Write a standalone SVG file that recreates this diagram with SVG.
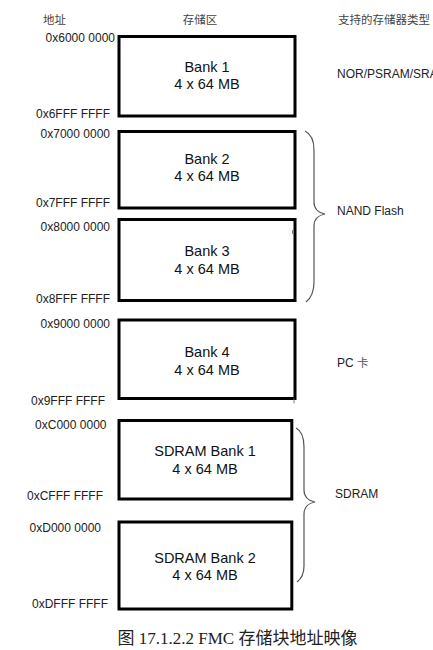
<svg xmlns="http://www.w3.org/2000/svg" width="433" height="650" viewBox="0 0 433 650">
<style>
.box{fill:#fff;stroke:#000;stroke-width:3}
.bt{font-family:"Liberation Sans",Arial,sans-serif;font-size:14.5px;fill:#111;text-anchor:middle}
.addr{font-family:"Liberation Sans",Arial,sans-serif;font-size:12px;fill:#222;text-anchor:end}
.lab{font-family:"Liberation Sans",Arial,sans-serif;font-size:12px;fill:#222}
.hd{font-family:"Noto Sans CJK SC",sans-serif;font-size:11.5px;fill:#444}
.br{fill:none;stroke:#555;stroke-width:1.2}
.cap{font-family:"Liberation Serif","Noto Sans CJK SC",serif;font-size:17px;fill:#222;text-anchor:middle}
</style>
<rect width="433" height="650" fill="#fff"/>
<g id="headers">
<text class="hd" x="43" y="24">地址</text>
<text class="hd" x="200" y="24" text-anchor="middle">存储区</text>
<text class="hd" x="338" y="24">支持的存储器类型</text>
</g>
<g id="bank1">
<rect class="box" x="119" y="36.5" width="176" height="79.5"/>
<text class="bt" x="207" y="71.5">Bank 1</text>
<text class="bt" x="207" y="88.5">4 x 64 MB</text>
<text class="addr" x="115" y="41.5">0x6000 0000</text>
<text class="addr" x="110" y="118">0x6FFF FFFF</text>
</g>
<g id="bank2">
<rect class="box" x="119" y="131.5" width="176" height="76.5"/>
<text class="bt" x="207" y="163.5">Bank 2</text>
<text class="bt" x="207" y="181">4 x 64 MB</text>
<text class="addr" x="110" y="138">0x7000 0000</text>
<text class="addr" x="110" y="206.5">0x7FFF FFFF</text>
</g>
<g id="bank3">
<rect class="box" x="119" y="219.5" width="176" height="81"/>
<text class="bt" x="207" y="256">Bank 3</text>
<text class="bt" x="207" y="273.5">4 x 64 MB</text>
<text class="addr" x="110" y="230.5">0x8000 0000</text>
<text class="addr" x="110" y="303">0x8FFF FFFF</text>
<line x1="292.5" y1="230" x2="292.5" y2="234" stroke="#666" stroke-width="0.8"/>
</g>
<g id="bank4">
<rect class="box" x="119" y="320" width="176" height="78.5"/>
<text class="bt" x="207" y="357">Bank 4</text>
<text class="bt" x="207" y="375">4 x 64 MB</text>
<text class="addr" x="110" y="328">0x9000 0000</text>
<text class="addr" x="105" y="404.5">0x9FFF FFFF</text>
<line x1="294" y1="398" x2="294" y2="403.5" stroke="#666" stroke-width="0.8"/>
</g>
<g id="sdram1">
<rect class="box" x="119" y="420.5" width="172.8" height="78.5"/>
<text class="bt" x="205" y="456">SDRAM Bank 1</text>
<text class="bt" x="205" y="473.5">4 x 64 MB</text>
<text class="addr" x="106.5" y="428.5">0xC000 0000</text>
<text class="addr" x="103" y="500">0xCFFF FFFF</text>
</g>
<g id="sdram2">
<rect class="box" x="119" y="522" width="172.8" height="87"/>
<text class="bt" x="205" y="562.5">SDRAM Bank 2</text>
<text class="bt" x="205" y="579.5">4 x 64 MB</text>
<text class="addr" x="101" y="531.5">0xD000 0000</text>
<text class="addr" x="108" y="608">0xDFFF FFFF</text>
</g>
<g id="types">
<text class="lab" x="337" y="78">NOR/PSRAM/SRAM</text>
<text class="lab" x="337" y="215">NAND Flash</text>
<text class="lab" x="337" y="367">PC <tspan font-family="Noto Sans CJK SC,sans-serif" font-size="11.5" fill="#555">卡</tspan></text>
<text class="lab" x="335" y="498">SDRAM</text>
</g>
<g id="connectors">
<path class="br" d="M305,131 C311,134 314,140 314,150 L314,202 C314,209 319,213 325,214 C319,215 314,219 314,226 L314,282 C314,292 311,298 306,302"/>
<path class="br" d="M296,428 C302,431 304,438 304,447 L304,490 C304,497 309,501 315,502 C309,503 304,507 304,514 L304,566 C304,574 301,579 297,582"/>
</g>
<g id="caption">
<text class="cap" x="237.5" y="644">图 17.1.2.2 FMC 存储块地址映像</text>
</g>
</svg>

→ **What to produce**
Your task is to repeat the material above exactly, without its pictures.

→ **Answer for the task**
Write a standalone SVG file that recreates this diagram with SVG.
<svg xmlns="http://www.w3.org/2000/svg" width="433" height="650" viewBox="0 0 433 650">
<style>
.box{fill:#fff;stroke:#000;stroke-width:3}
.bt{font-family:"Liberation Sans",Arial,sans-serif;font-size:14.5px;fill:#111;text-anchor:middle}
.addr{font-family:"Liberation Sans",Arial,sans-serif;font-size:12px;fill:#222;text-anchor:end}
.lab{font-family:"Liberation Sans",Arial,sans-serif;font-size:12px;fill:#222}
.hd{font-family:"Noto Sans CJK SC",sans-serif;font-size:11.5px;fill:#444}
.br{fill:none;stroke:#555;stroke-width:1.2}
.cap{font-family:"Liberation Serif","Noto Sans CJK SC",serif;font-size:17px;fill:#222;text-anchor:middle}
</style>
<rect width="433" height="650" fill="#fff"/>
<g id="headers">
<text class="hd" x="43" y="24">地址</text>
<text class="hd" x="200" y="24" text-anchor="middle">存储区</text>
<text class="hd" x="338" y="24">支持的存储器类型</text>
</g>
<g id="bank1">
<rect class="box" x="119" y="36.5" width="176" height="79.5"/>
<text class="bt" x="207" y="71.5">Bank 1</text>
<text class="bt" x="207" y="88.5">4 x 64 MB</text>
<text class="addr" x="115" y="41.5">0x6000 0000</text>
<text class="addr" x="110" y="118">0x6FFF FFFF</text>
</g>
<g id="bank2">
<rect class="box" x="119" y="131.5" width="176" height="76.5"/>
<text class="bt" x="207" y="163.5">Bank 2</text>
<text class="bt" x="207" y="181">4 x 64 MB</text>
<text class="addr" x="110" y="138">0x7000 0000</text>
<text class="addr" x="110" y="206.5">0x7FFF FFFF</text>
</g>
<g id="bank3">
<rect class="box" x="119" y="219.5" width="176" height="81"/>
<text class="bt" x="207" y="256">Bank 3</text>
<text class="bt" x="207" y="273.5">4 x 64 MB</text>
<text class="addr" x="110" y="230.5">0x8000 0000</text>
<text class="addr" x="110" y="303">0x8FFF FFFF</text>
<line x1="292.5" y1="230" x2="292.5" y2="234" stroke="#666" stroke-width="0.8"/>
</g>
<g id="bank4">
<rect class="box" x="119" y="320" width="176" height="78.5"/>
<text class="bt" x="207" y="357">Bank 4</text>
<text class="bt" x="207" y="375">4 x 64 MB</text>
<text class="addr" x="110" y="328">0x9000 0000</text>
<text class="addr" x="105" y="404.5">0x9FFF FFFF</text>
<line x1="294" y1="398" x2="294" y2="403.5" stroke="#666" stroke-width="0.8"/>
</g>
<g id="sdram1">
<rect class="box" x="119" y="420.5" width="172.8" height="78.5"/>
<text class="bt" x="205" y="456">SDRAM Bank 1</text>
<text class="bt" x="205" y="473.5">4 x 64 MB</text>
<text class="addr" x="106.5" y="428.5">0xC000 0000</text>
<text class="addr" x="103" y="500">0xCFFF FFFF</text>
</g>
<g id="sdram2">
<rect class="box" x="119" y="522" width="172.8" height="87"/>
<text class="bt" x="205" y="562.5">SDRAM Bank 2</text>
<text class="bt" x="205" y="579.5">4 x 64 MB</text>
<text class="addr" x="101" y="531.5">0xD000 0000</text>
<text class="addr" x="108" y="608">0xDFFF FFFF</text>
</g>
<g id="types">
<text class="lab" x="337" y="78">NOR/PSRAM/SRAM</text>
<text class="lab" x="337" y="215">NAND Flash</text>
<text class="lab" x="337" y="367">PC <tspan font-family="Noto Sans CJK SC,sans-serif" font-size="11.5" fill="#555">卡</tspan></text>
<text class="lab" x="335" y="498">SDRAM</text>
</g>
<g id="connectors">
<path class="br" d="M305,131 C311,134 314,140 314,150 L314,202 C314,209 319,213 325,214 C319,215 314,219 314,226 L314,282 C314,292 311,298 306,302"/>
<path class="br" d="M296,428 C302,431 304,438 304,447 L304,490 C304,497 309,501 315,502 C309,503 304,507 304,514 L304,566 C304,574 301,579 297,582"/>
</g>
<g id="caption">
<text class="cap" x="237.5" y="644">图 17.1.2.2 FMC 存储块地址映像</text>
</g>
</svg>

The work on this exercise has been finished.